▸ What the exercise asks: The lines beneath this instruction, from the first through the one containing "const dispositionPrice = 22.8;", must be transcribed exactly; no other line belongs in the output.

▸ Dataset extract:

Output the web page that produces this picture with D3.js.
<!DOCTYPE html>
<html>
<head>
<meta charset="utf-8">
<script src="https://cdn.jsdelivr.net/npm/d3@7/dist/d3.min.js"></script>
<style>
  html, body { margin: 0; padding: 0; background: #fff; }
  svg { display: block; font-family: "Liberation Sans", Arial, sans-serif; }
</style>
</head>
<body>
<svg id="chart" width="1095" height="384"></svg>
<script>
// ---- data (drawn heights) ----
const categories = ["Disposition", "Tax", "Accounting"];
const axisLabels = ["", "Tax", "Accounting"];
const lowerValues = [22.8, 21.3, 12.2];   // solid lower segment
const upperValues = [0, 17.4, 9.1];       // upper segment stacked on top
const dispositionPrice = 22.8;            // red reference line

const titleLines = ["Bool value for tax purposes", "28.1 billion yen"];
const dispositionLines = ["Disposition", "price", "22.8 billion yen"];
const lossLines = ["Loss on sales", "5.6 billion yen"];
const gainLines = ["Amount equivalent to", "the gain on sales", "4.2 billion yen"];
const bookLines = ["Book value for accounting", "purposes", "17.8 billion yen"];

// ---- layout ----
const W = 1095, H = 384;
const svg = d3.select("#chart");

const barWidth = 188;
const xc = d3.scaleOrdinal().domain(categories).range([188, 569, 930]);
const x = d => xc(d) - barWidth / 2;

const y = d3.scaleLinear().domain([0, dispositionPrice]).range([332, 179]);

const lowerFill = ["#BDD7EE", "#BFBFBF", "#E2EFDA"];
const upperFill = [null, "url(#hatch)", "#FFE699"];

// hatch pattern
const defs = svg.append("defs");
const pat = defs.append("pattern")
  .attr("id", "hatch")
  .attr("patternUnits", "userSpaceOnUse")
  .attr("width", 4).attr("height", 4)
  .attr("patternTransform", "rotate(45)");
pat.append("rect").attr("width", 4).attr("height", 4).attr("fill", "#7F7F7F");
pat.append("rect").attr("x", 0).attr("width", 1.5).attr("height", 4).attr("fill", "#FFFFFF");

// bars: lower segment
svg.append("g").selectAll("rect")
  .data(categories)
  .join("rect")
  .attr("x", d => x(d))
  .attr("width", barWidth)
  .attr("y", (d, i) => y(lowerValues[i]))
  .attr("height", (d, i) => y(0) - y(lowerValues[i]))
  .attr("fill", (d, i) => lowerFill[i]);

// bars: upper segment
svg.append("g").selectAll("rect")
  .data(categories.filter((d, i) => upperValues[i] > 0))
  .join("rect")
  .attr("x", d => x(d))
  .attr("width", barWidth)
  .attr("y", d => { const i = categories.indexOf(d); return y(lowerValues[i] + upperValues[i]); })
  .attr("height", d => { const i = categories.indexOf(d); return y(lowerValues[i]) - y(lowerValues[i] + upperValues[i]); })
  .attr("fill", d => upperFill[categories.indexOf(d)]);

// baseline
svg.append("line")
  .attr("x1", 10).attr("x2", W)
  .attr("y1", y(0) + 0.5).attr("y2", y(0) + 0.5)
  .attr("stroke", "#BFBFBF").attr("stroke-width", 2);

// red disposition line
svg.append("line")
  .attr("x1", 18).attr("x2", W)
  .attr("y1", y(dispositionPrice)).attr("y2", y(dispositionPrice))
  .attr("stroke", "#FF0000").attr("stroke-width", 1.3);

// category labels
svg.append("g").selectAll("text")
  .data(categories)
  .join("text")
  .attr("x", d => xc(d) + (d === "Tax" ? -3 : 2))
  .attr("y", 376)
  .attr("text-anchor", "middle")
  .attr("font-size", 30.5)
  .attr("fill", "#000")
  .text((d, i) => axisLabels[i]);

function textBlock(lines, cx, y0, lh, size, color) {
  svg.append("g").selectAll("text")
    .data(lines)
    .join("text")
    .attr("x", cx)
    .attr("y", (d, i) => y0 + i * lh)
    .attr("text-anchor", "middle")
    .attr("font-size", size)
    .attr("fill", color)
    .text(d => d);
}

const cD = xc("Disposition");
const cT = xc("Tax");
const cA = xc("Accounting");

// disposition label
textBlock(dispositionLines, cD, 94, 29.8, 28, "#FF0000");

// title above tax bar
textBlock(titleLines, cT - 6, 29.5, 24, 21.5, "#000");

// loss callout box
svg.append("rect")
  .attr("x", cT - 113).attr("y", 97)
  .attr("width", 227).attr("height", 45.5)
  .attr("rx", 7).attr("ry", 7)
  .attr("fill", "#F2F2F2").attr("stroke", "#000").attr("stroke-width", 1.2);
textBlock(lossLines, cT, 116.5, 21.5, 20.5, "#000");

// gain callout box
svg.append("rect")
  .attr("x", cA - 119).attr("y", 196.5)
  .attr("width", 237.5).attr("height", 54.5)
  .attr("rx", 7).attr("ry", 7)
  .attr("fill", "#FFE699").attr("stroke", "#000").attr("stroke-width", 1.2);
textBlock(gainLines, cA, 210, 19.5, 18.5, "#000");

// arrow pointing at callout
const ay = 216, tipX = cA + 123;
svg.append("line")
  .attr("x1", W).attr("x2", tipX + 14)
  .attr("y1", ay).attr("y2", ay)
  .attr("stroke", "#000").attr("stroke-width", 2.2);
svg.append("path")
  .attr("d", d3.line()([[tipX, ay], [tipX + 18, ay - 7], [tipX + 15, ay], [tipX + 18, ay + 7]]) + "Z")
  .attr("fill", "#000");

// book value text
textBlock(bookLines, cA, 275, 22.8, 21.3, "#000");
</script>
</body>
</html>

▸ Exercise response:
Output the web page that produces this picture with D3.js.
<!DOCTYPE html>
<html>
<head>
<meta charset="utf-8">
<script src="https://cdn.jsdelivr.net/npm/d3@7/dist/d3.min.js"></script>
<style>
  html, body { margin: 0; padding: 0; background: #fff; }
  svg { display: block; font-family: "Liberation Sans", Arial, sans-serif; }
</style>
</head>
<body>
<svg id="chart" width="1095" height="384"></svg>
<script>
// ---- data (drawn heights) ----
const categories = ["Disposition", "Tax", "Accounting"];
const axisLabels = ["", "Tax", "Accounting"];
const lowerValues = [22.8, 21.3, 12.2];   // solid lower segment
const upperValues = [0, 17.4, 9.1];       // upper segment stacked on top
const dispositionPrice = 22.8;            // red reference line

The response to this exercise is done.